Говорил я не как посторонний, не для упрека, – говорил оттого, что сердце было полно, оттого, что общее непониманье выводило из терпения. Что я раньше отрезвел – это мне ничего не облегчило. Это и из фельдшеров только самые плохие самодовольно улыбаются, глядя на умирающего. «Вот, мол, я сказал, что он к вечеру протянет ноги, он и протянул».
Так зачем же я вынес?
В 1856 году лучший из всей немецкой эмиграции человек, Карл Шурц, приезжал из Висконсина в Европу. Возвращаясь из Германии, он говорил мне, что его поразило нравственнее запустение материка. Я перевел ему, читая, мои «Западные арабески», он оборонялся от моих заключений, как от привидения, в которое человек не хочет верить, но которого боится.
– Человек, – сказал он мне, – который так понимает современную Европу, как вы, должен бросить ее.
– Вы так и поступили, – заметил я.
– Отчего же вы этого не делаете?
– Очень просто: я могу вам сказать так, как один честный немец прежде меня отвечал в гордом припадке самобытности – «у меня в Швабии есть свой король», – у меняв России есть свой народ!
…
Сходя с вершин в средние слои эмиграции, мы увидим, что большая часть была увлечена в изгнание благородным порывом и риторикой.
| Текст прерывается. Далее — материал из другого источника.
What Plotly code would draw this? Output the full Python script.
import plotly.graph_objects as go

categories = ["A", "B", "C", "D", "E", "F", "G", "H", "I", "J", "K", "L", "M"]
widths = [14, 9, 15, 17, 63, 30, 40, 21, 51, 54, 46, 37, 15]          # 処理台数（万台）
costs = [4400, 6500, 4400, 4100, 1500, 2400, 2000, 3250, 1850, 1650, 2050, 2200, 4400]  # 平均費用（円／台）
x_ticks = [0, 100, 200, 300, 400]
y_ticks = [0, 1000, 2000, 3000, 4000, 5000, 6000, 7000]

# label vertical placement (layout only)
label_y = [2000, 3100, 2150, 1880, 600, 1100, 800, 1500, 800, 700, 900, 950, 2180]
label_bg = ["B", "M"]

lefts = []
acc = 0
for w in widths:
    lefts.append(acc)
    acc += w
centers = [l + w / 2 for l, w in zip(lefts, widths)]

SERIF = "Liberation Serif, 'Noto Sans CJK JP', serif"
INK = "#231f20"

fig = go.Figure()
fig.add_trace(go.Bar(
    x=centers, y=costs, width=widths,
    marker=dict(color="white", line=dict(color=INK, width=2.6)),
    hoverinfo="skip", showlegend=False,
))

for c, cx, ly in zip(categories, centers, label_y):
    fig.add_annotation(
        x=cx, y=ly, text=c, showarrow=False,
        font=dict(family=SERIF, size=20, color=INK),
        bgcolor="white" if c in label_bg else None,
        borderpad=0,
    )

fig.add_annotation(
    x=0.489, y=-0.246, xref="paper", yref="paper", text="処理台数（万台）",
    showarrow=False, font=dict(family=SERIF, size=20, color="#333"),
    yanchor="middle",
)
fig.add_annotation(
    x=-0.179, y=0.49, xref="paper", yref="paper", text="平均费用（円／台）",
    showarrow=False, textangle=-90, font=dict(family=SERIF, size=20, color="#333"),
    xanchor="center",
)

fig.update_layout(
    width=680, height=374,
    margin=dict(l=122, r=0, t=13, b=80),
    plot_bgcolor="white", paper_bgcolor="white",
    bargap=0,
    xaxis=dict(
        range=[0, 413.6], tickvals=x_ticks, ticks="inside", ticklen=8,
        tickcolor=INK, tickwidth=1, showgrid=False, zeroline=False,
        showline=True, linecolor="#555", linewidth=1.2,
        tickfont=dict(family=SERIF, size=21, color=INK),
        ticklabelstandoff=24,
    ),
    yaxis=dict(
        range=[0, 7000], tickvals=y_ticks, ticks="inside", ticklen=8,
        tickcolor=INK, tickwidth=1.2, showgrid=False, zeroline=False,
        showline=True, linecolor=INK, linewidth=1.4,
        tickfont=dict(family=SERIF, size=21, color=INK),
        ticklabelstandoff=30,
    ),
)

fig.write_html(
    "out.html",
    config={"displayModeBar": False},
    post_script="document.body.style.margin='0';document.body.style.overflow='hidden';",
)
Люди эти жертвовали собой за слова, т. е. за их музыку, не давая себе никогда ясного отчета в смысле их. Они их любили горячо и верили в них, как католики любили и верили в латинские молитвы, не зная по-латыни. «La fraternité universelle comme base de la république universelle»
[478] – это кончено и принято! «Point do salaries, et la solidarité des peuples!»
[479] – и, покраснейте, этого иному достаточно, чтоб идти на баррикаду, а уж коли француз пойдет, он с нее не побежит.
«Pour moi, voyez-vous, la république n’est pas une forme gouvernementale, c’est une religion, et elle no sera vraie que lorsqu’elle le sera»
[480], – говорил мне один участник всех восстаний со времени ламарковских похорон. «Et lorsque la religion sera une république»
[481], – добавил я. – Précisément!
[482] – отвечал он, очень довольный тем, что я вывернул наизнанку его фразу.